— Start —

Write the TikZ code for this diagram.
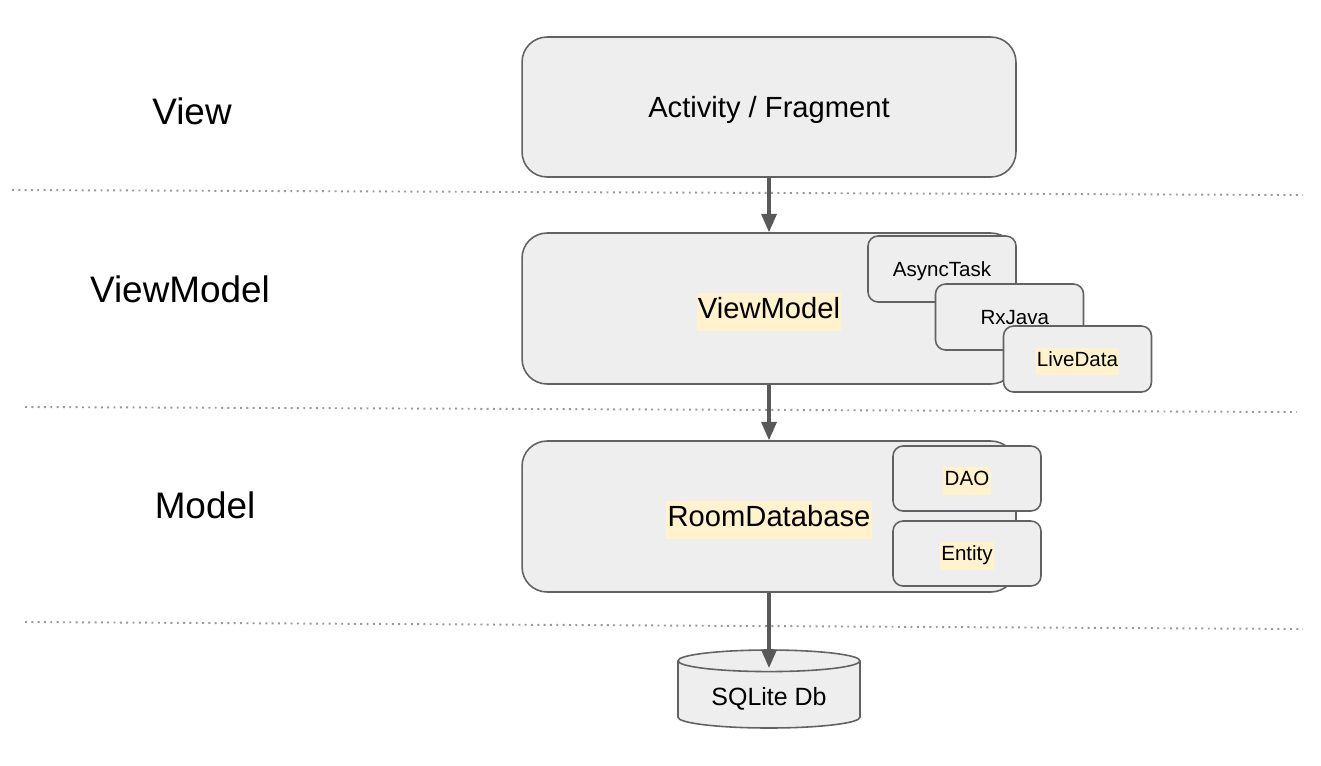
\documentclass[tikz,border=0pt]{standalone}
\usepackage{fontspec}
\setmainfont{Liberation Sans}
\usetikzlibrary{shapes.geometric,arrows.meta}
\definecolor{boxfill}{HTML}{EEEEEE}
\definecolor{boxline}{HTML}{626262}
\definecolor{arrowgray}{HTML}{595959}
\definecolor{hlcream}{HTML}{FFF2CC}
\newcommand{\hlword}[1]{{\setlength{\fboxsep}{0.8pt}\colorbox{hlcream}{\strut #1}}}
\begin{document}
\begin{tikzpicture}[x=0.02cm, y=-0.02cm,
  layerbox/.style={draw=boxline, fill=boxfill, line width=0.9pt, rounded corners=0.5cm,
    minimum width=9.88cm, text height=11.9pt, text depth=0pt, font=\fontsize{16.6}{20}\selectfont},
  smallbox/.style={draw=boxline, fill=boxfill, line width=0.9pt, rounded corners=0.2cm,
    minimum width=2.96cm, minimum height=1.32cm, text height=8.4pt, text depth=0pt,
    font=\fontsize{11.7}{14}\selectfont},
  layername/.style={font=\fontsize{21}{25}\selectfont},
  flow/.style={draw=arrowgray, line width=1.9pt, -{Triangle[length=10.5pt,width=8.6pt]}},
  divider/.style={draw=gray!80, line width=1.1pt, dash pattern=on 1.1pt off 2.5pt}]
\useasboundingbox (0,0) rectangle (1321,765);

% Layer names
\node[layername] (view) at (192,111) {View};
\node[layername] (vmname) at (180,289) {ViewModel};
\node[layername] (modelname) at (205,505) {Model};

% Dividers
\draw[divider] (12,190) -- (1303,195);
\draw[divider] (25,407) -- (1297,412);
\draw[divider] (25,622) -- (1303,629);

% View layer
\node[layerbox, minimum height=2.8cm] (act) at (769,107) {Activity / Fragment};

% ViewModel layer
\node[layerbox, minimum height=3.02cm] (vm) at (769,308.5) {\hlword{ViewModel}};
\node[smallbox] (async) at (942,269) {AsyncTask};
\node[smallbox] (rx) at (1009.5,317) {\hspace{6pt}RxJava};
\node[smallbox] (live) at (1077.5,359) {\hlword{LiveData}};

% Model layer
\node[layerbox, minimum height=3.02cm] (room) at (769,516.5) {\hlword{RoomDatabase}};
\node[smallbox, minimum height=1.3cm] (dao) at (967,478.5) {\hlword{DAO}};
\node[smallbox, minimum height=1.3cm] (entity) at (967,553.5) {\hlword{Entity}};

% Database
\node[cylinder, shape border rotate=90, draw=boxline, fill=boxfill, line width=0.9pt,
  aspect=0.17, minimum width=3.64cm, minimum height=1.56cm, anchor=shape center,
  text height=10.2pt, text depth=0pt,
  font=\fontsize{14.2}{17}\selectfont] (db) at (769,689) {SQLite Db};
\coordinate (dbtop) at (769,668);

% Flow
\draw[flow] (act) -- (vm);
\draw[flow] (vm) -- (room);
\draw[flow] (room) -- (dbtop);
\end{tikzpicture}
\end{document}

— End —

● EXERCISE TASK: Everything from the first line to the line with "(modelname) at (205,505)" must be repeated exactly, and nothing else. Leave the pictures out.

● SOLUTION TO THIS EXERCISE:
Write the TikZ code for this diagram.
\documentclass[tikz,border=0pt]{standalone}
\usepackage{fontspec}
\setmainfont{Liberation Sans}
\usetikzlibrary{shapes.geometric,arrows.meta}
\definecolor{boxfill}{HTML}{EEEEEE}
\definecolor{boxline}{HTML}{626262}
\definecolor{arrowgray}{HTML}{595959}
\definecolor{hlcream}{HTML}{FFF2CC}
\newcommand{\hlword}[1]{{\setlength{\fboxsep}{0.8pt}\colorbox{hlcream}{\strut #1}}}
\begin{document}
\begin{tikzpicture}[x=0.02cm, y=-0.02cm,
  layerbox/.style={draw=boxline, fill=boxfill, line width=0.9pt, rounded corners=0.5cm,
    minimum width=9.88cm, text height=11.9pt, text depth=0pt, font=\fontsize{16.6}{20}\selectfont},
  smallbox/.style={draw=boxline, fill=boxfill, line width=0.9pt, rounded corners=0.2cm,
    minimum width=2.96cm, minimum height=1.32cm, text height=8.4pt, text depth=0pt,
    font=\fontsize{11.7}{14}\selectfont},
  layername/.style={font=\fontsize{21}{25}\selectfont},
  flow/.style={draw=arrowgray, line width=1.9pt, -{Triangle[length=10.5pt,width=8.6pt]}},
  divider/.style={draw=gray!80, line width=1.1pt, dash pattern=on 1.1pt off 2.5pt}]
\useasboundingbox (0,0) rectangle (1321,765);

% Layer names
\node[layername] (view) at (192,111) {View};
\node[layername] (vmname) at (180,289) {ViewModel};
\node[layername] (modelname) at (205,505) {Model};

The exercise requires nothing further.